Je suis ému chaque jour un peu plus. Remercie tous les Dieux de m’avoir fait connaître cela, même si je sais que je le dois en partie, à moi-même et surtout à nous-mêmes. Deux volontés distinctes. Deux êtres cherchant la lumière ou je ne sais quel foutu précieux…
Je suis confus. Bouleversé le plus souvent devant cet amour me regardant si bien dans les yeux. Sans broncher, ni flancher. Sans même cligner des paupières. Il faut du courage pour aller chercher si loin derrière ce regard, l’autre, dont si souvent on a peur. Ou qu’on connaît si peu en vérité.
Nous semblons si bien nous évaluer que ça en devient parfois rageant. Désarmant. Affolant. Désorientant, mais je ne me perds pas en route. L’aiguille de ma boussole paraît plutôt bien en place.
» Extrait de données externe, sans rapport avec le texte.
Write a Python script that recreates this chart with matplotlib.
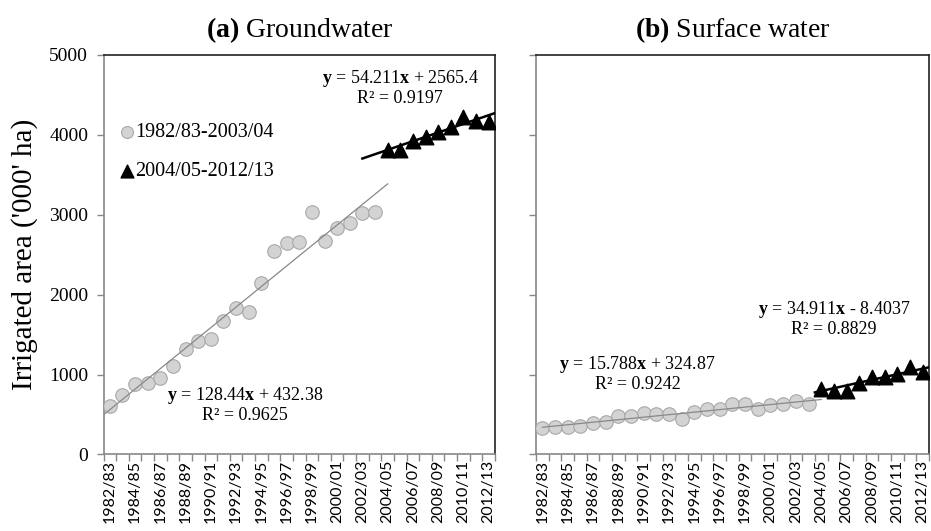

Nous poursuivons notre voyage, oui, notre voyage. Nous voguons vers des mers inconnues, n’avons pas peur des courants ni des vents, des côtes escarpées et des embruns menaçants. Attisons notre curiosité en nous tournant vers des océans mystérieux et tourmentés. Nous n’en avons pas peur. Sommes prêts à les affronter. Nous explorons nos frontières, pour autant que nous en ayons. Saluons nos différences avec bienveillance, en sachant que ce sont elles qui feront toujours de nous ce que nous sommes. Nous y tenons, les choyons sans ne jamais tenter de les modérer ou de les aplanir. Bien au contraire.
Ni compromis, ni alliance entre nous. Juste l’envie de vivre ce que l’autre ressent. Nos couleurs se mélangeant pour créer la nôtre. Se diluant sans ne jamais renier nos racines afin de peindre une toile qui de loin comme de près, nous ressemblera, nous semblera riche et belle.
Ressentir ce que l’autre éprouve pour être encore plus en phase… Juste son bonheur. Juste le bonheur, et c’est déjà bien. C’est même, très bien.